My weight continues to drop, thankfully. Current low is 194.3, and I'm thankful for progress (although annoyed that it isn't faster - patience is not a virtue of mine when it comes to such things). On a related note, my ketone strips no longer reveal that I'm in ketosis (although I obviously am) - I've read that once ketosis is extended, the body produces ketones that the strips cannot detect. Strange.

I'm having a conversation with my cousin about evolution, which is interesting considering the reflection of my own studies in Christianity-meets-science over the past few months. A God-performed evolution model is so appealing to me, and yet it seems to completely fly in the face of the writings of many of the holy fathers. Still, there is far, far too much evidence supporting a) mutations of beings into beings unable to reproduce with one another (i.e., different species) and leading to incredible diversification, and that b) the universe and our world are immensely older than literally-read Sola Scriptura evidence would suggest (i.e., older than 10,000 years).

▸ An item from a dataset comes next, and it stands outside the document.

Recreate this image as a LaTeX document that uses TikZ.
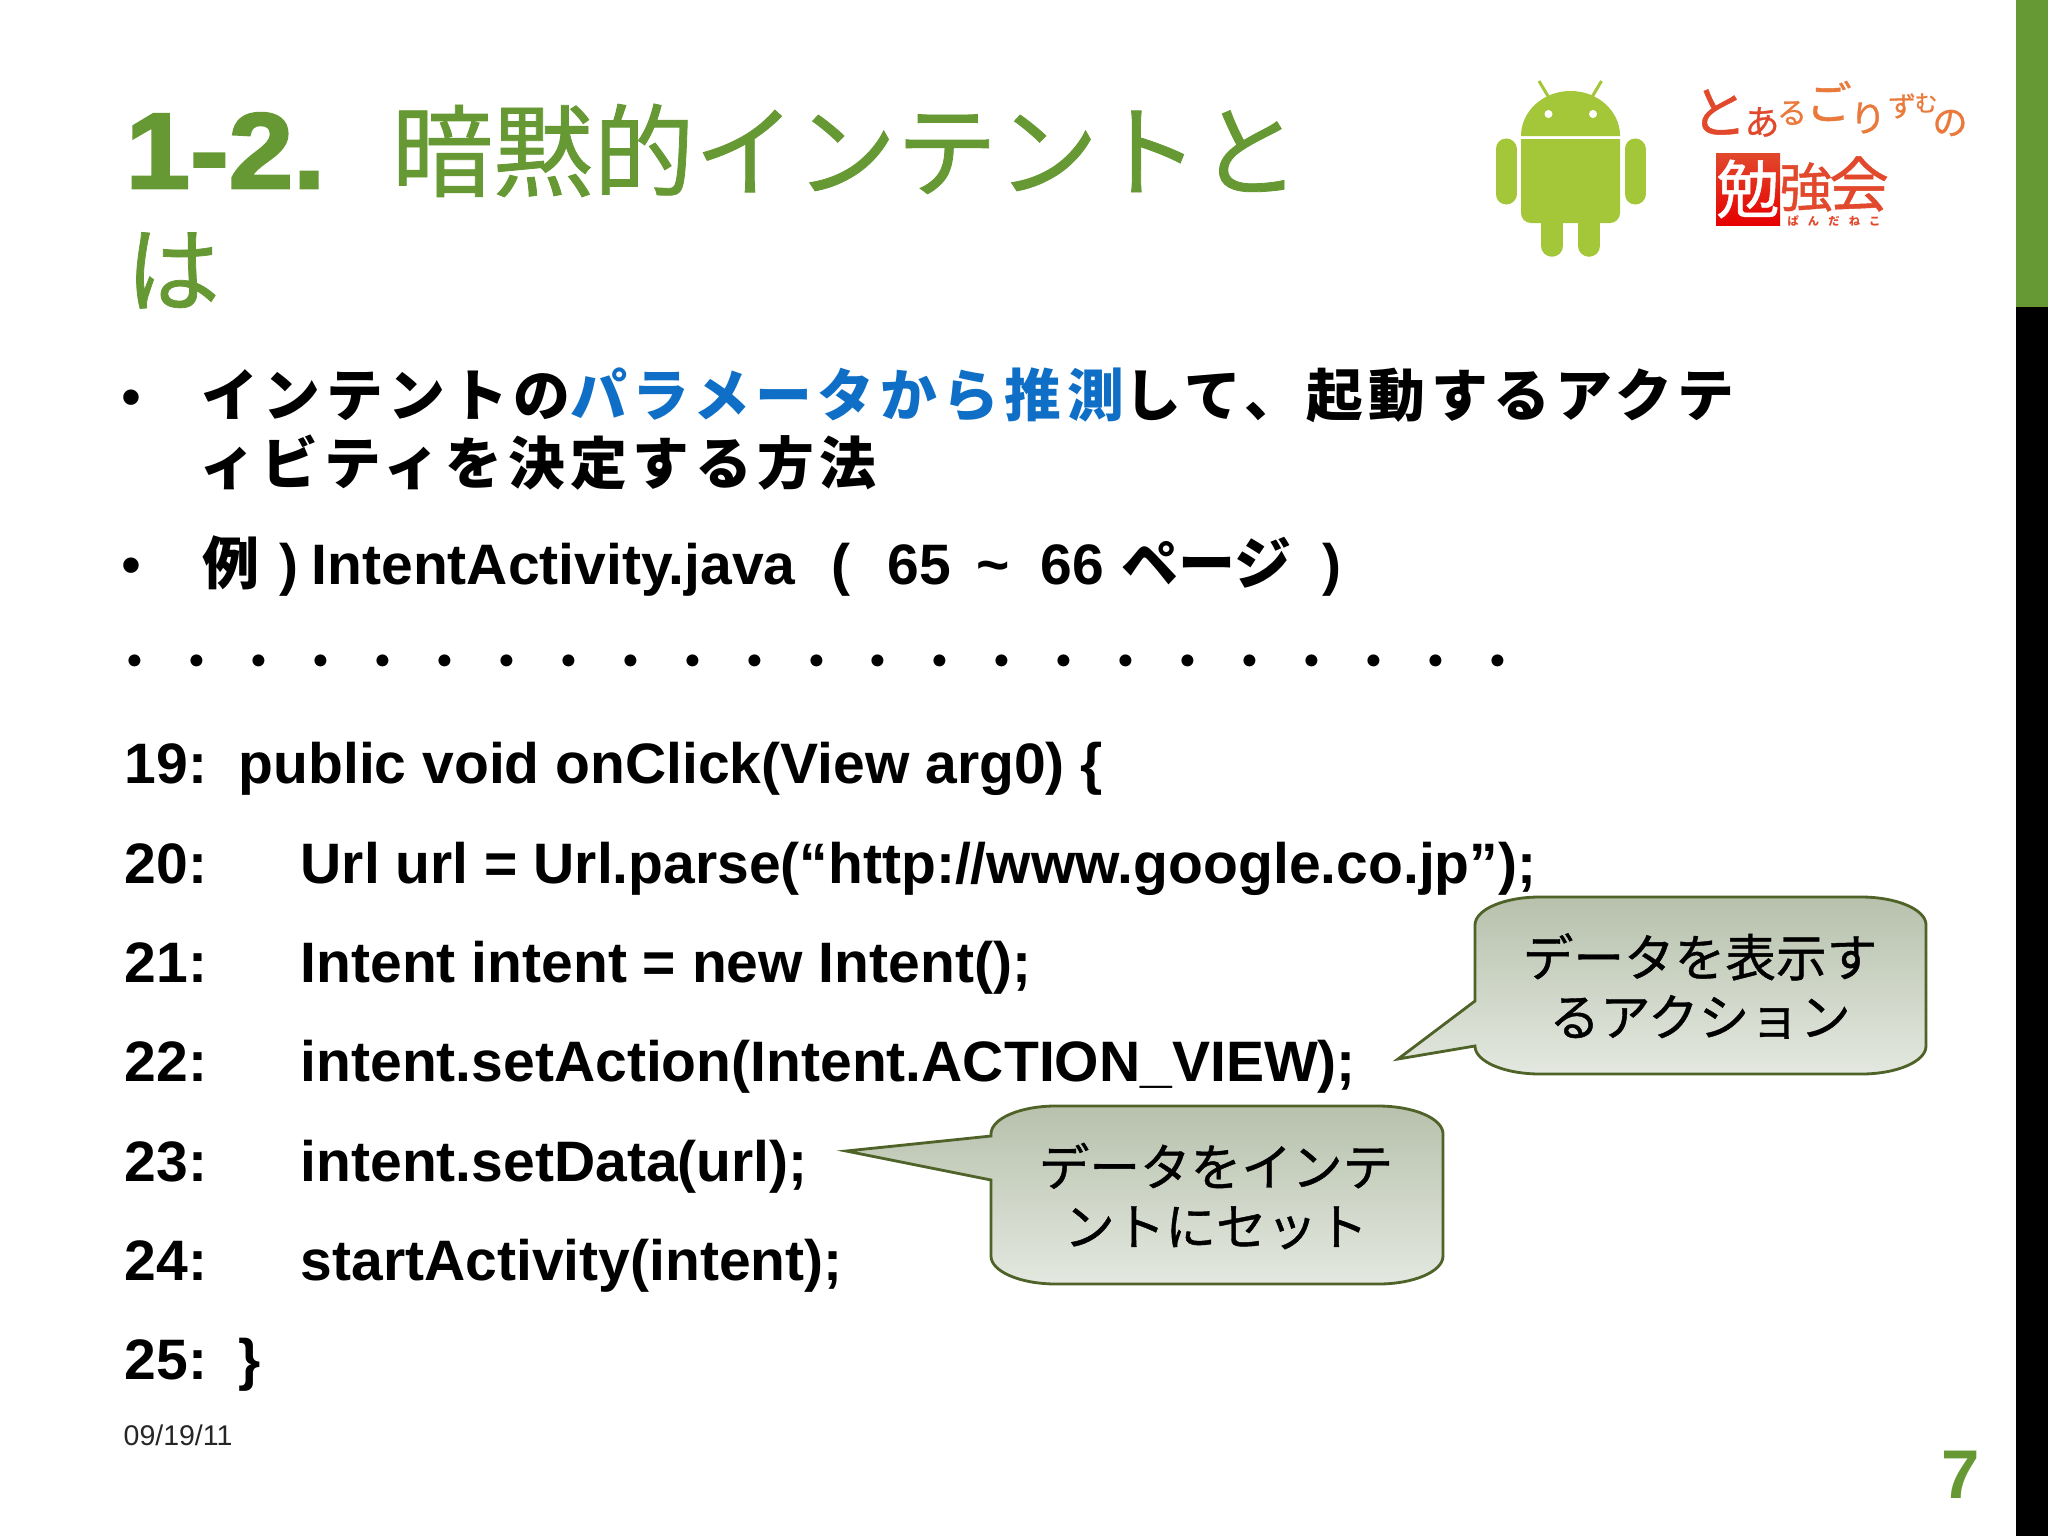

The evidence of this, despite what many people believe, IS actually revealed in the fossil record. The "gaps" are being filled the more fossils we recover, but fossils are rare enough that there may always be gaps in the diversification chain. Complete and undamaged fossils are preposterously hard to find, extract, and study, and doing so accurately requires specialists from a long list of fields. Despite all of this, it's pretty fair to say that a team of specialists studying fossils based on their individual knowledge can put together a picture of when the creature lived, how it looked (and possibly behaved), what it ate, and where it lies on the grand family tree of life as a whole.

Humanity's place on the tree - and the direct line of mutations that occurred to allow us to be the way we are - is incredibly long and complex. But many of the major mutations that make us unique stuck with us over a very, very extended period of time.

But yeah, I could talk forever about this and not get bored. However, I'm fuzzy and I haven't studied this enough to be certain I'm being accurate. So I guess that's enough rambling on for today.